Note that this produces an integer object, not binary string of zero and one characters:
>>> seq_to_int('TGTGAGAAGCACCATAAAAGGCGTTGTG')
67026852874722286
>>> format(seq_to_int('TGTGAGAAGCACCATAAAAGGCGTTGTG'), '016x')
'00ee20914c029bee'
>>> format(seq_to_int('TGTGAGAAGCACCATAAAAGGCGTTGTG'), '064b')
'0000000011101110001000001001000101001100000000101001101111101110'
No padding is needed here; as long as your input sequence is 32 letters or less, the resulting integer will fit in an unsigned 8-byte integer representation. In the above output examples, I used the format()
string to format that integer value as a hexadecimal and binary string, respectively, and zero-padded those representations to the correct number of digits for a 64-bit number.
To measure if this is faster, lets take 1 million randomly produced test strings (each 28 characters long):
>>> from random import choice
>>> testvalues = [''.join([choice('ATCG') for _ in range(28)]) for _ in range(10 ** 6)]
The above function can produce 1 million conversions in under 3/4 of a second on my Macbook Pro with 2.9 GHz Intel Core i7, on Python 3.6.5:
>>> from timeit import timeit
>>> timeit('seq_to_int(next(tviter))', 'from __main__ import testvalues, seq_to_int; tviter=iter(testvalues)')
0.7316284350017668
So that's 0.73 microseconds per call.
(previously, I advocated a pre-computation version, but after experimentation I struck on the base-4 idea).

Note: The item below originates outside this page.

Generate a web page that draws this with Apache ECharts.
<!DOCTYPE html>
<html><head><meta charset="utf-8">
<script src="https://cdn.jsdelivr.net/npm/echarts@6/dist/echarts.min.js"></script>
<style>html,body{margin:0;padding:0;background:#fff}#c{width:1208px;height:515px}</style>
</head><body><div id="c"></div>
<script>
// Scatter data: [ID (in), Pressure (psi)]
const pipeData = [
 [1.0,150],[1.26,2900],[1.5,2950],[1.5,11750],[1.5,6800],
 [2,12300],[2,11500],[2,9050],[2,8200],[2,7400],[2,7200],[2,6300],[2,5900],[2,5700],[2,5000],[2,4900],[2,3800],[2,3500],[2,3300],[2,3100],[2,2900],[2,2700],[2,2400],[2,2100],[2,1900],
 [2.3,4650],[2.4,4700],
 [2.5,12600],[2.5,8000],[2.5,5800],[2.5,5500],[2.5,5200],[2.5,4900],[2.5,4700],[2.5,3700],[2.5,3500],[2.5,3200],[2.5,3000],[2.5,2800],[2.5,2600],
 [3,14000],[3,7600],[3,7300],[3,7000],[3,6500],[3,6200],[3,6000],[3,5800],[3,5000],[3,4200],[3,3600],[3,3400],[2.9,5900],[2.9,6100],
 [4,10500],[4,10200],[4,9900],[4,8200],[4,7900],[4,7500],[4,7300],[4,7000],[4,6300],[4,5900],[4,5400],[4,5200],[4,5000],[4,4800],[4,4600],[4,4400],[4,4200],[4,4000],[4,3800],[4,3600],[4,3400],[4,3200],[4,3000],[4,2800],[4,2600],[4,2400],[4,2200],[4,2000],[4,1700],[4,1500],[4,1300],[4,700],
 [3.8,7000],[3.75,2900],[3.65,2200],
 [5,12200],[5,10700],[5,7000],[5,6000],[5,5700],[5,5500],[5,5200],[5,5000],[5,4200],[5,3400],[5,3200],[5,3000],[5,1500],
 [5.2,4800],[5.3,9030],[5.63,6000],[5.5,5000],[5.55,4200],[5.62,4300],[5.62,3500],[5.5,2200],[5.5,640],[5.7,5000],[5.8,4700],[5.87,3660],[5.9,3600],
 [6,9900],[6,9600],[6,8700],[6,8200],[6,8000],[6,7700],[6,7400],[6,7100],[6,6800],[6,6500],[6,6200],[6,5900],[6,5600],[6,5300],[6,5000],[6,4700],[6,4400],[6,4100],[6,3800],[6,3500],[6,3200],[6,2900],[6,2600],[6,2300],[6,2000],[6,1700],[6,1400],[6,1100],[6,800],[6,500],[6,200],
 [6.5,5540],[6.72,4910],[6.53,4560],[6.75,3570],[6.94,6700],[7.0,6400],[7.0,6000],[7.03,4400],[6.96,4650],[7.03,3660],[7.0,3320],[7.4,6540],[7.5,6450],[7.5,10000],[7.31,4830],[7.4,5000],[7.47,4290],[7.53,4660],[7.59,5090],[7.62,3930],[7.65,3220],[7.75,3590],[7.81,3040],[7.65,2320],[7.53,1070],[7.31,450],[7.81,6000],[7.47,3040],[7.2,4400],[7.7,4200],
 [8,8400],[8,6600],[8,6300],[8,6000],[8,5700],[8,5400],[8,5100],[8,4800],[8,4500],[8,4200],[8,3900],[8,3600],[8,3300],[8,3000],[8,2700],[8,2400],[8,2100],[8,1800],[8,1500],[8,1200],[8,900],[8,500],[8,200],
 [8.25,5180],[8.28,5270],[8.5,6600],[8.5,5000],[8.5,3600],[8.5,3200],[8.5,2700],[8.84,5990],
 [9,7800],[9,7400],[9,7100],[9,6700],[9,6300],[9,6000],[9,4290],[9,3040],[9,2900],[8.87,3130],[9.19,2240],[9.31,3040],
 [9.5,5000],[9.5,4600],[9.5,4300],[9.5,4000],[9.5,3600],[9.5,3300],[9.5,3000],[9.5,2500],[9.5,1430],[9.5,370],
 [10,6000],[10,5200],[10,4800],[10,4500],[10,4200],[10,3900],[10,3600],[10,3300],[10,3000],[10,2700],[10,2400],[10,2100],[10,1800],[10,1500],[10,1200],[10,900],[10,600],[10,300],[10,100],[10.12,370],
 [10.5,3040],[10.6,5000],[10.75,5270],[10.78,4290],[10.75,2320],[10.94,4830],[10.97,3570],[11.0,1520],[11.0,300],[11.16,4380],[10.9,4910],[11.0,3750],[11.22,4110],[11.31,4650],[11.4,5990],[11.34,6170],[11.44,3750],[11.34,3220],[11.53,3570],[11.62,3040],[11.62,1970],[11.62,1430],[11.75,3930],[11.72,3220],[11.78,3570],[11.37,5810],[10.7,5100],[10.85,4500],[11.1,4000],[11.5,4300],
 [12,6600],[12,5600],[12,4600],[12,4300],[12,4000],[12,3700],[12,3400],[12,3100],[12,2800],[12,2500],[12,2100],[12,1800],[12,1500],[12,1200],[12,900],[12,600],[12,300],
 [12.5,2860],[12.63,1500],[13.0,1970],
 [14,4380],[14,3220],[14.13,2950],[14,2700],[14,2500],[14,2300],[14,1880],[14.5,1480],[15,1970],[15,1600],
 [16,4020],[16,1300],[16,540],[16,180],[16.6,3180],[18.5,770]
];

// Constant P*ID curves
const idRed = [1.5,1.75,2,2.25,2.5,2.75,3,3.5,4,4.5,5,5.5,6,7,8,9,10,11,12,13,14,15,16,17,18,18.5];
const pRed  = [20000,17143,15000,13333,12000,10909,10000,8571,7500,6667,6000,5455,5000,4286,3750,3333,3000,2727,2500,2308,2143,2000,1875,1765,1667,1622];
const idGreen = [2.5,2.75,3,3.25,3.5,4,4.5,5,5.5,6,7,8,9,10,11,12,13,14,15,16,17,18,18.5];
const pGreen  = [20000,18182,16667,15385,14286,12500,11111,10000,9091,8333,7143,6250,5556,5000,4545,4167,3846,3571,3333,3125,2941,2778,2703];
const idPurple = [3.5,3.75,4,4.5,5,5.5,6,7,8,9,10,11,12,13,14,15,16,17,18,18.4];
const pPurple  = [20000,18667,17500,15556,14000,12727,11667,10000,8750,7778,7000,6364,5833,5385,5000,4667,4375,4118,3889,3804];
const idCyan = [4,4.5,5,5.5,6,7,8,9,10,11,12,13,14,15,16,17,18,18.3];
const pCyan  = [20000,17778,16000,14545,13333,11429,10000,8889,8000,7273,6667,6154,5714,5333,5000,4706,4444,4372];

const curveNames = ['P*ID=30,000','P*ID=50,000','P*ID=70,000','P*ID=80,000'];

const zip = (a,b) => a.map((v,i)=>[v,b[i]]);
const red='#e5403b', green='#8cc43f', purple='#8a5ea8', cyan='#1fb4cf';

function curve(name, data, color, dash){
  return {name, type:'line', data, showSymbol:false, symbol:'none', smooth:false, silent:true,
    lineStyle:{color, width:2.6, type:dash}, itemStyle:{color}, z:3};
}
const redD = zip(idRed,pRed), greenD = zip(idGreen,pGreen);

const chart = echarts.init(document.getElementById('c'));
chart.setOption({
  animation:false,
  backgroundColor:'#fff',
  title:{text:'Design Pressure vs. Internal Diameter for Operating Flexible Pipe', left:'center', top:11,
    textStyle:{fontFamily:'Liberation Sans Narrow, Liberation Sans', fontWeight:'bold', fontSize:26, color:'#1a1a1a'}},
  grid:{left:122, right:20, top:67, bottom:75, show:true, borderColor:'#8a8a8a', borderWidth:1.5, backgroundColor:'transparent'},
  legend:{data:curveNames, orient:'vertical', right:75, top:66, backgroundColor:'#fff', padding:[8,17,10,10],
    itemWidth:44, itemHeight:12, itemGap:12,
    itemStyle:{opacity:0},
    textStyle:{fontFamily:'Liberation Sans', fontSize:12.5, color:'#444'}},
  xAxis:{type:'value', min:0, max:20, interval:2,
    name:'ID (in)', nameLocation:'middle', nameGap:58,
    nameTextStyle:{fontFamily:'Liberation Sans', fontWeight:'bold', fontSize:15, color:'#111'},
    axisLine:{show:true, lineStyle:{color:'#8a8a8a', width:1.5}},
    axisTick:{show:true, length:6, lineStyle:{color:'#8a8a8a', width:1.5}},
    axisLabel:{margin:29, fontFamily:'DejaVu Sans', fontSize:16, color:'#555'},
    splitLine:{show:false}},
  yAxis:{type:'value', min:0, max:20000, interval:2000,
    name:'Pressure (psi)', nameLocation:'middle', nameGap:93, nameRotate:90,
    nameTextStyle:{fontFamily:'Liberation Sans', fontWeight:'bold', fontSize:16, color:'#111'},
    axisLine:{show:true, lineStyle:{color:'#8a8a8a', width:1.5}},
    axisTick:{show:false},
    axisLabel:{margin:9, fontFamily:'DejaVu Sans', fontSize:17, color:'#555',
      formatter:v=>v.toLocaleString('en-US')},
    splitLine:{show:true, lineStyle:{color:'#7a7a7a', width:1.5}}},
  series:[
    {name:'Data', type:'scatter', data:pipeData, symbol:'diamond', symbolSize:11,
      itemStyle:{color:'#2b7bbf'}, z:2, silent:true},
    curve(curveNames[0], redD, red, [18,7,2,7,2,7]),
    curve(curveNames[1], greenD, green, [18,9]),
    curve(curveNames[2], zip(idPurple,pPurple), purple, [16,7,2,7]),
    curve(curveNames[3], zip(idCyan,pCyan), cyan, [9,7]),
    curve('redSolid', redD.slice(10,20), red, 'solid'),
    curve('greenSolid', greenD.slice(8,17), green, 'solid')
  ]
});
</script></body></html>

To compare this to the other methods posted here so far, some need to be adjusted to produce integers too, and be wrapped into functions:
def seq_to_int_alexhall_a(seq, mapping={'A': b'00', 'C': b'01', 'G': b'10', 'T': b'11'}):
return int(b''.join(map(mapping.__getitem__, seq)), 2)

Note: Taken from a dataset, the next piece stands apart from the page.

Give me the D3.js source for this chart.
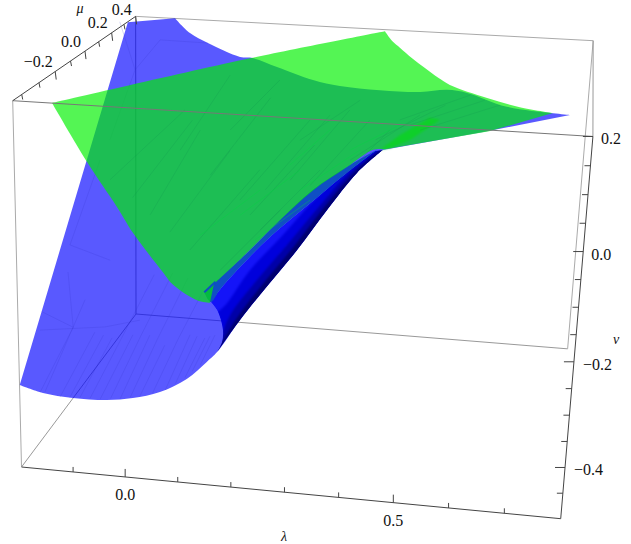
<!DOCTYPE html>
<html>
<head>
<meta charset="utf-8">
<script src="https://d3js.org/d3.v7.min.js"></script>
<style>
    body { margin: 0; background: #fff; }
    text { font-family: "Liberation Serif", serif; font-size: 16px; fill: #111; }
    .greek { font-style: italic; font-size: 14px; }
</style>
</head>
<body>
<svg width="631" height="544"></svg>
<script>
    // tick values on the three box axes
    var lambdaTicks = [-0.1, 0, 0.1, 0.2, 0.3, 0.4, 0.5, 0.6, 0.7];
    var lambdaLabels = [0, 0.5];
    var muTicks = [-0.4, -0.3, -0.2, -0.1, 0, 0.1, 0.2, 0.3, 0.4];
    var muLabels = [-0.2, 0, 0.2, 0.4];
    var nuTicks = [0.2, 0.15, 0.1, 0.05, 0, -0.05, -0.1, -0.15, -0.2, -0.25, -0.3, -0.35, -0.4, -0.45];
    var nuLabels = [0.2, 0, -0.2, -0.4];

    // surface outlines, [lambda, mu, nu] in thousandths
    var blueSheet = [[-204,-437,-340],[-207,359,194],[-105,376,205],[-63,340,181],[-18,317,166],[59,287,146],[87,287,145],[143,268,133],
        [225,242,115],[284,231,108],[369,227,105],[453,228,106],[508,236,112],[550,232,109],[634,205,91],[729,197,85],[763,195,84],
        [592,144,50],[395,90,13],[351,35,-23],[305,-48,-79],[261,-136,-138],[221,-206,-185],[179,-282,-236],
        [149,-346,-279],[134,-366,-292],[104,-400,-315],[60,-427,-334],[13,-442,-344],[-34,-450,-349],[-98,-452,-350],[-156,-448,-347]];
    var blueCorners = [0, 1, 2, 16, 17, 18];
    var greenSheet = [[-129,-449,200],[132,16,201],[355,403,196],[372,400,176],[390,400,162],[417,400,141],[446,400,121],[476,400,101],[502,400,87],[579,516,37],[651,587,4],
        [726,669,-24],[592,422,-16],[395,133,4],[374,103,9],[334,8,-5],[285,-110,-23],[242,-233,-50],[203,-354,-79],
        [166,-464,-104],[167,-501,-126],[147,-515,-118],[109,-535,-86],[90,-531,-66],
        [34,-519,-3],[2,-505,37],[-57,-484,108]];
    var greenCorners = [0, 2, 11, 12, 13, 19, 20];
    var foldStrip = [[99,-233,-204],[165,-149,-147],[216,-76,-98],[269,-8,-52],[329,47,-15],[383,89,13],[380,86,11],[331,34,-24],
        [285,-18,-59],[235,-75,-97],[198,-120,-127],[157,-178,-167],[128,-227,-199],[116,-252,-216]];
    var foldNotch = [[99,-233,-204],[116,-211,-189]];
    var foldEdge = [[395,90,13],[351,35,-23],[305,-48,-79],[261,-136,-138],[221,-206,-185],[179,-282,-236],[149,-346,-279]];
    var foldRail1 = [[391,89,13],[345,37,-22],[296,-45,-77],[252,-130,-134],[211,-200,-182],[171,-279,-234],[154,-326,-266]];
    var foldRail2 = [[387,89,13],[338,39,-21],[287,-41,-75],[241,-123,-129],[199,-193,-177],[159,-270,-228],[151,-304,-251]];
    var foldRail3 = [[383,89,13],[330,40,-20],[274,-34,-69],[225,-111,-122],[178,-183,-170],[146,-255,-218],[134,-270,-228]];
    var greenStreak = [[386,119,5],[418,200,19],[469,314,32],[490,335,24],[438,213,6],[404,147,3]];

    // faint mesh edges, each row is one segment
    var blueMesh = [[[-122,-452,-350],[-91,-327,-267]],[[-85,-451,-349],[-55,-336,-272]],[[-47,-449,-349],[-17,-327,-266]],
        [[-10,-446,-346],[15,-324,-265]],[[25,-438,-341],[48,-341,-276]],[[69,-423,-331],[91,-318,-260]],[[100,-398,-314],[120,-321,-263]],
        [[123,-372,-297],[138,-314,-258]],[[-153,-446,-346],[-127,-267,-226]],[[-204,-297,-246],[-135,-321,-263]],
        [[-135,-321,-263],[-176,-215,-191]],[[-197,-332,-270],[-74,-316,-259]],[[-74,-316,-259],[-11,-297,-247]],
        [[-135,-321,-263],[-162,-446,-347]],[[-225,358,194],[-160,241,115]],[[-160,241,115],[-124,318,167]],
        [[-124,318,167],[-18,317,166]],[[-160,241,115],[-170,73,2]],[[-188,-160,-154],[-100,-184,-171]],[[-188,-160,-154],[-178,26,-29]],
        [[-104,-451,-350],[-73,-331,-270]],[[-66,-450,-349],[-36,-331,-269]],[[-28,-447,-347],[-1,-325,-265]],[[8,-442,-343],[31,-332,-270]],
        [[47,-430,-336],[70,-330,-268]],[[85,-410,-322],[105,-320,-261]],[[111,-385,-305],[129,-317,-260]],
        [[-36,-331,-269],[-6,-206,-186]],[[-1,-325,-265],[29,-200,-182]],[[31,-332,-270],[61,-207,-187]],[[70,-330,-268],[95,-230,-205]]];
    var greenMeshDark = [[[50,-462,14],[86,-225,111]],[[65,-299,90],[108,-61,182]],[[131,-166,100],[189,38,156]],[[-19,-474,76],[55,-218,146]],
        [[119,-450,-49],[192,-181,30]],[[173,-274,-4],[254,23,82]],[[244,-139,2],[319,135,81]],[[245,-40,56],[334,180,92]],
        [[413,233,43],[543,476,50]],[[454,260,17],[608,535,18]],[[337,29,4],[449,295,41]],[[313,-75,-31],[398,187,32]],
        [[215,-289,-54],[289,-56,3]],[[170,-431,-89],[239,-215,-36]],
        [[20,-468,45],[70,-221,128]],[[84,-456,-17],[139,-203,70]],[[119,-286,43],[181,-19,132]],[[208,-206,-1],[286,79,81]],
        [[194,-281,-29],[271,-16,42]],[[278,-107,-15],[358,161,56]],[[375,131,23],[496,385,45]],[[433,246,30],[575,505,34]]];
    var greenMeshBright = [[[128,-408,-34],[200,-217,1]],[[179,-301,-25],[256,-99,12]],[[238,-110,24],[292,47,59]],
        [[263,-137,-17],[351,73,15]],[[211,-316,-65],[283,-136,-36]],[[333,50,19],[415,222,35]]];

    var svg = d3.select("svg");

    var lam = d3.scaleLinear().domain([-0.2, 0.8]).range([0, 1]),
        mu = d3.scaleLinear().domain([-0.45, 0.4]).range([0, 1]),
        nu = d3.scaleLinear().domain([-0.5, 0.2]).range([0, 1]);

    // perspective camera fitted on the box corners
    function project(l, m, n) {
        var u = lam(l), v = mu(m), w = nu(n);
        var d = 1 - 0.048 * u + 0.25 * v - 0.068 * w;
        return [(21.5 + 512.3 * u + 148.5 * v - 9.66 * w) / d,
                (467 + 26.8 * u - 74.5 * v - 373.15 * w) / d];
    }
    function pt(t) { return project(t[0] / 1000, t[1] / 1000, t[2] / 1000); }

    var smooth = d3.line().curve(d3.curveCatmullRom.alpha(0.5));

    // closed path, smooth between the corner indices
    function outline(pts, corners) {
        var d = "";
        corners.forEach(function (c, k) {
            var next = k + 1 < corners.length ? corners[k + 1] : pts.length;
            var piece = pts.slice(c, next + 1);
            if (next === pts.length) piece.push(pts[corners[0]]);
            var s = smooth(piece.map(pt));
            d += k === 0 ? s : "L" + s.slice(1);
        });
        return d + "Z";
    }
    function railBand(a, b) {
        return outline(a.concat(b.slice().reverse()), [0, a.length - 1, a.length]);
    }
    function polygon(pts) { return d3.line()(pts.map(pt)) + "Z"; }

    function boxLine(a, b, col, w) {
        var p = project(a[0], a[1], a[2]), q = project(b[0], b[1], b[2]);
        return svg.append("line").attr("x1", p[0]).attr("y1", p[1]).attr("x2", q[0]).attr("y2", q[1])
            .attr("stroke", col).attr("stroke-width", w);
    }
    function meshLines(rows, col, op, w) {
        svg.append("g").selectAll("line").data(rows).enter().append("line")
            .attr("x1", function (d) { return pt(d[0])[0]; }).attr("y1", function (d) { return pt(d[0])[1]; })
            .attr("x2", function (d) { return pt(d[1])[0]; }).attr("y2", function (d) { return pt(d[1])[1]; })
            .attr("stroke", col).attr("stroke-opacity", op).attr("stroke-width", w);
    }

    var L0 = -0.2, L1 = 0.8, M0 = -0.45, M1 = 0.4, N0 = -0.5, N1 = 0.2;

    // box edges behind the surfaces
    boxLine([L0, M1, N0], [L0, M1, N1], "#8a8a8a", 1);
    boxLine([L0, M1, N0], [L1, M1, N0], "#999", 1);
    boxLine([L0, M1, N0], [L0, M0, N0], "#999", 1);
    boxLine([L1, M1, N0], [L1, M1, N1], "#aaa", 1);
    boxLine([L1, M1, N1], [L0, M1, N1], "#aaa", 1);
    boxLine([L0, M0, N0], [L0, M0, N1], "#aaa", 1);
    boxLine([L1, M0, N1], [L1, M1, N1], "#999", 1);

    // blue surface
    svg.append("path").attr("d", outline(blueSheet, blueCorners)).attr("fill", "#0000ff").attr("fill-opacity", 0.65);
    meshLines(blueMesh, "#3333cc", 0.28, 0.7);

    // folded part, dark at the outer edge, rounded end taken from the rail ends
    var stripLow = foldStrip.slice(6);
    var railEnds = [foldRail1[6], foldRail2[6], foldRail3[6]];
    var foldShape = foldEdge.concat(railEnds, stripLow.slice().reverse());
    var foldPath = outline(foldShape, [0, 6, 10, foldShape.length - 1]);

    var defs = svg.append("defs");
    defs.append("clipPath").attr("id", "foldClip").append("path").attr("d", foldPath);
    defs.append("filter").attr("id", "soft").append("feGaussianBlur").attr("stdDeviation", 1.1);

    var fold = svg.append("g").attr("clip-path", "url(#foldClip)");
    fold.append("path").attr("d", foldPath).attr("fill", "#1414f8");
    var foldSoft = fold.append("g").attr("filter", "url(#soft)");
    var rails = [foldEdge, foldRail1, foldRail2, foldRail3];
    var railColor = ["#00006e", "#0000a8", "#0000dc"];
    d3.range(3).forEach(function (i) {
        foldSoft.append("path").attr("d", railBand(rails[i], rails[i + 1]))
            .attr("fill", railColor[i]).attr("stroke", railColor[i]).attr("stroke-width", 0.5);
    });
    foldSoft.append("path").attr("d", smooth(foldEdge.map(pt))).attr("fill", "none")
        .attr("stroke", "#00006e").attr("stroke-width", 4);
    svg.append("path").attr("d", outline(foldStrip, [0, 5, 6])).attr("fill", "#0f4fc4");

    // green surface
    svg.append("path").attr("d", outline(greenSheet, greenCorners)).attr("fill", "#00f000").attr("fill-opacity", 0.67);
    svg.append("path").attr("d", polygon(greenStreak)).attr("fill", "#00e000").attr("fill-opacity", 0.5).attr("filter", "url(#soft)");
    meshLines(greenMeshDark, "#0a7a50", 0.26, 0.6);
    meshLines(greenMeshBright, "#00d840", 0.5, 0.7);
    meshLines([foldNotch], "#0f4fc4", 1, 2);

    // front edges over the surfaces
    boxLine([L0, M0, N1], [L1, M0, N1], "#777", 1);
    boxLine([L0, M0, N1], [L0, M1, N1], "#444", 1);
    boxLine([L0, M0, N0], [L1, M0, N0], "#444", 1);
    boxLine([L1, M0, N0], [L1, M0, N1], "#444", 1);

    function tick(p, dx, dy) {
        svg.append("line").attr("x1", p[0]).attr("y1", p[1]).attr("x2", p[0] + dx).attr("y2", p[1] + dy)
            .attr("stroke", "#444").attr("stroke-width", 1);
    }
    function isLabel(list, t) { return list.indexOf(t) >= 0; }
    function fmt(v) { return (v < 0 ? "\u2212" : "") + d3.format(".1f")(Math.abs(v)); }

    lambdaTicks.forEach(function (t) {
        var p = project(t, M0, N0);
        tick(p, 0, isLabel(lambdaLabels, t) ? -8 : -5);
        if (isLabel(lambdaLabels, t))
            svg.append("text").attr("x", p[0]).attr("y", p[1] + 23).attr("text-anchor", "middle").text(fmt(t));
    });
    muTicks.forEach(function (t) {
        var p = project(L0, t, N1);
        tick(p, 1, isLabel(muLabels, t) ? 8 : 5);
        if (isLabel(muLabels, t))
            svg.append("text").attr("x", p[0] - (t < 0 ? 17 : 14)).attr("y", Math.max(p[1] - 4.5, 14.5))
                .attr("text-anchor", "middle").text(fmt(t));
    });
    nuTicks.forEach(function (t) {
        var p = project(L1, M0, t);
        var major = isLabel(nuLabels, t);
        tick(p, major ? -10 : -6, 0);
        if (major)
            svg.append("text").attr("x", p[0] + (t < 0 ? 9 : 8)).attr("y", p[1] + 8).text(fmt(t));
    });

    svg.append("text").attr("class", "greek").attr("x", 80).attr("y", 13).attr("text-anchor", "middle").text("\u03bc");
    svg.append("text").attr("class", "greek").attr("x", 284).attr("y", 541).attr("text-anchor", "middle").text("\u03bb");
    svg.append("text").attr("class", "greek").attr("x", 616).attr("y", 344).attr("text-anchor", "middle").text("\u03bd");
</script>
</body>
</html>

def seq_to_int_alexhall_b(seq, mapping={'A': b'00', 'C': b'01', 'G': b'10', 'T': b'11'}):
return int(b''.join([mapping[c] for c in seq]), 2)
def seq_to_int_jonathan_may(seq, mapping={'A': 0b00, 'C': 0b01, 'G': 0b10, 'T': 0b11}):
result = 0
for char in seq:
result = result << 2
result = result | mapping[char]
return result
And then we can compare these:
>>> testfunctions = {
... 'Alex Hall (A)': seq_to_int_alexhall_a,
... 'Alex Hall (B)': seq_to_int_alexhall_b,
... 'Jonathan May': seq_to_int_jonathan_may,
... # base_decode as defined in https://stackoverflow.com/a/50239330
... 'martineau': base_decode,
... 'Martijn Pieters': seq_to_int,
... }
>>> setup = """\
... from __main__ import testvalues, {} as testfunction
... tviter = iter(testvalues)
... """
>>> for name, f in testfunctions.items():
... res = timeit('testfunction(next(tviter))', setup.format(f.__name__))
... print(f'{name:>15}: {res:8.5f}')
...
Alex Hall (A): 2.17879
Alex Hall (B): 2.40771
Jonathan May: 3.30303
martineau: 16.60615
Martijn Pieters: 0.73452
The base-4 approach I propose easily wins this comparison.